Chair of MA/MFA in Transdisciplinary New Media, Frédérique Krupapresented part of her doctoral research on gender, design and technology in video games for girls at the Sorbonne’s Numerique et Société 2015 conference on November 20, 2015.
Her interdisciplinary research focuses on resilience to stereotype threat*of women who work in male-dominated creative and technological fields like video game production through the prism of personality types and sex role orientation. Her results indicate that negative stereotypes of women and technology result in a homogeneity of personality types amongst these ‘technical’ women, who exhibit strong resistance to rules and norms.

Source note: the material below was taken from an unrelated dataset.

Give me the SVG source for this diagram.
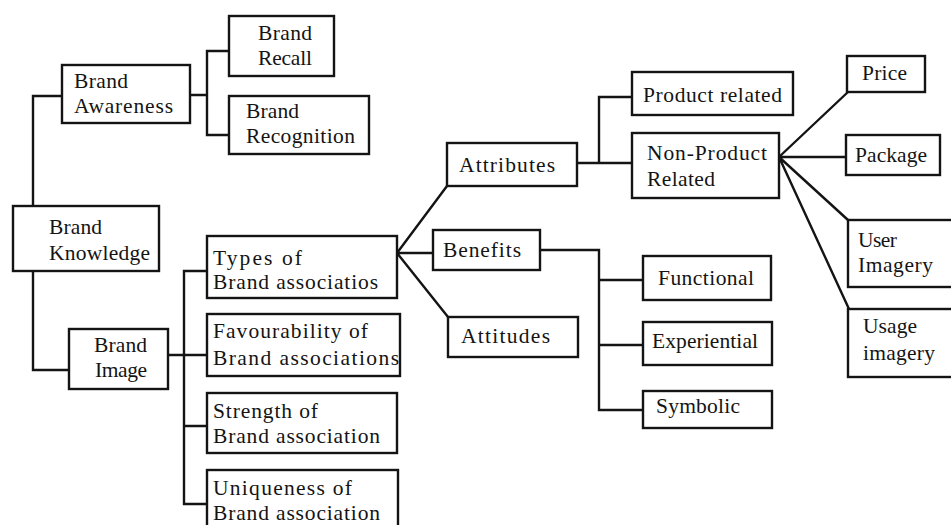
<svg xmlns="http://www.w3.org/2000/svg" width="951" height="525" viewBox="0 0 951 525">
<style>
.b{fill:#fff;stroke:#141414;stroke-width:2.4}
.c{fill:none;stroke:#141414;stroke-width:2.4;stroke-linejoin:miter}
text{font-family:"Liberation Serif","Times New Roman",serif;font-size:21.5px;fill:#141414}
</style>
<rect width="951" height="525" fill="#fff"/>
<g id="connectors">
<path class="c" d="M190,95 H207 M229,51 H207 V135 H229"/>
<path class="c" d="M62,96 H33 V370 H69"/>
<path class="c" d="M168,355 H207 M207,271 H184 V504 H207 M184,426 H207"/>
<path class="c" d="M397,253 L447,186 M397,253 H433 M397,253 L448,317"/>
<path class="c" d="M577,163 H632 M632,97 H599 V163"/>
<path class="c" d="M540,250 H599 V410 H643 M599,280 H643 M599,345 H643"/>
<path class="c" d="M779,157 L848,92 M779,157 H846 M779,157 L848,220 M779,157 L849,309"/>
</g>
<g id="brand-recall"><rect class="b" x="229" y="16" width="105" height="60"/><text x="258" y="40" textLength="54" lengthAdjust="spacing">Brand</text><text x="258" y="65" textLength="54" lengthAdjust="spacing">Recall</text></g>
<g id="brand-awareness"><rect class="b" x="62" y="65" width="128" height="58"/><text x="74" y="88" textLength="54" lengthAdjust="spacing">Brand</text><text x="74" y="113" textLength="99" lengthAdjust="spacing">Awareness</text></g>
<g id="brand-recognition"><rect class="b" x="229" y="96" width="140" height="58"/><text x="246" y="118" textLength="53" lengthAdjust="spacing">Brand</text><text x="246" y="143" textLength="109" lengthAdjust="spacing">Recognition</text></g>
<g id="brand-knowledge"><rect class="b" x="13" y="206" width="146" height="65"/><text x="49" y="234" textLength="53" lengthAdjust="spacing">Brand</text><text x="49" y="260" textLength="101" lengthAdjust="spacing">Knowledge</text></g>
<g id="brand-image"><rect class="b" x="69" y="329" width="99" height="60"/><text x="94" y="352" textLength="53" lengthAdjust="spacing">Brand</text><text x="95" y="377" textLength="52" lengthAdjust="spacing">Image</text></g>
<g id="types"><rect class="b" x="207" y="236" width="190" height="62"/><text x="213" y="265" textLength="89" lengthAdjust="spacing">Types of</text><text x="213" y="289" textLength="165" lengthAdjust="spacing">Brand associatios</text></g>
<g id="favourability"><rect class="b" x="207" y="314" width="193" height="62"/><text x="213" y="338" textLength="155" lengthAdjust="spacing">Favourability of</text><text x="213" y="365" textLength="186" lengthAdjust="spacing">Brand associations</text></g>
<g id="strength"><rect class="b" x="207" y="393" width="190" height="60"/><text x="213" y="418" textLength="105" lengthAdjust="spacing">Strength of</text><text x="213" y="443" textLength="167" lengthAdjust="spacing">Brand association</text></g>
<g id="uniqueness"><rect class="b" x="207" y="470" width="191" height="62"/><text x="213" y="495" textLength="139" lengthAdjust="spacing">Uniqueness of</text><text x="213" y="520" textLength="167" lengthAdjust="spacing">Brand association</text></g>
<g id="attributes"><rect class="b" x="447" y="143" width="130" height="43"/><text x="459" y="172" textLength="96" lengthAdjust="spacing">Attributes</text></g>
<g id="benefits"><rect class="b" x="433" y="230" width="107" height="40"/><text x="443" y="257" textLength="78" lengthAdjust="spacing">Benefits</text></g>
<g id="attitudes"><rect class="b" x="448" y="317" width="130" height="40"/><text x="461" y="343" textLength="89" lengthAdjust="spacing">Attitudes</text></g>
<g id="product-related"><rect class="b" x="632" y="72" width="161" height="43"/><text x="643" y="102" textLength="139" lengthAdjust="spacing">Product related</text></g>
<g id="non-product-related"><rect class="b" x="632" y="133" width="147" height="65"/><text x="647" y="160" textLength="120" lengthAdjust="spacing">Non-Product</text><text x="647" y="186" textLength="68" lengthAdjust="spacing">Related</text></g>
<g id="price"><rect class="b" x="847" y="56" width="78" height="36"/><text x="862" y="80" textLength="45" lengthAdjust="spacing">Price</text></g>
<g id="package"><rect class="b" x="846" y="135" width="94" height="40"/><text x="855" y="162" textLength="72" lengthAdjust="spacing">Package</text></g>
<g id="user-imagery"><rect class="b" x="848" y="220" width="110" height="67"/><text x="858" y="247" textLength="39" lengthAdjust="spacing">User</text><text x="858" y="272" textLength="75" lengthAdjust="spacing">Imagery</text></g>
<g id="usage-imagery"><rect class="b" x="848" y="309" width="110" height="68"/><text x="863" y="333" textLength="54" lengthAdjust="spacing">Usage</text><text x="863" y="360" textLength="72" lengthAdjust="spacing">imagery</text></g>
<g id="functional"><rect class="b" x="643" y="256" width="128" height="44"/><text x="658" y="285" textLength="96" lengthAdjust="spacing">Functional</text></g>
<g id="experiential"><rect class="b" x="643" y="322" width="129" height="43"/><text x="652" y="348" textLength="106" lengthAdjust="spacing">Experiential</text></g>
<g id="symbolic"><rect class="b" x="643" y="391" width="129" height="37"/><text x="656" y="413" textLength="84" lengthAdjust="spacing">Symbolic</text></g>
</svg>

Nearly half her sample were from two personality types that represent less than 4% of female high schoolers. Her thesis indicates the need to address negative gender stereotypes if we want to bring more women to the I.T. field. Krupa finds that video games for girls reinforce appearance/care-taking gender stereotypes and inadvertently reinforce the notion of women as the “other” in a masculine discipline. This construct leads to an illusion of a sex-based biological cause making women less apt for technological disciplines when, in fact, social conditioning is the culprit. The result being that for women who have less skepticism regarding norms and stereotypes technological disciplines become inconceivable. Gendered video games are an ineffectual vector for bringing more women into the role of technology producers and do little more than create female technology consumers.
*Stereotype threat is a sociological phenomenon whereby a member of a group fears that their personal performance will be seen as a confirmation of the the group’s negative stereotype, and this interference reduces their performance.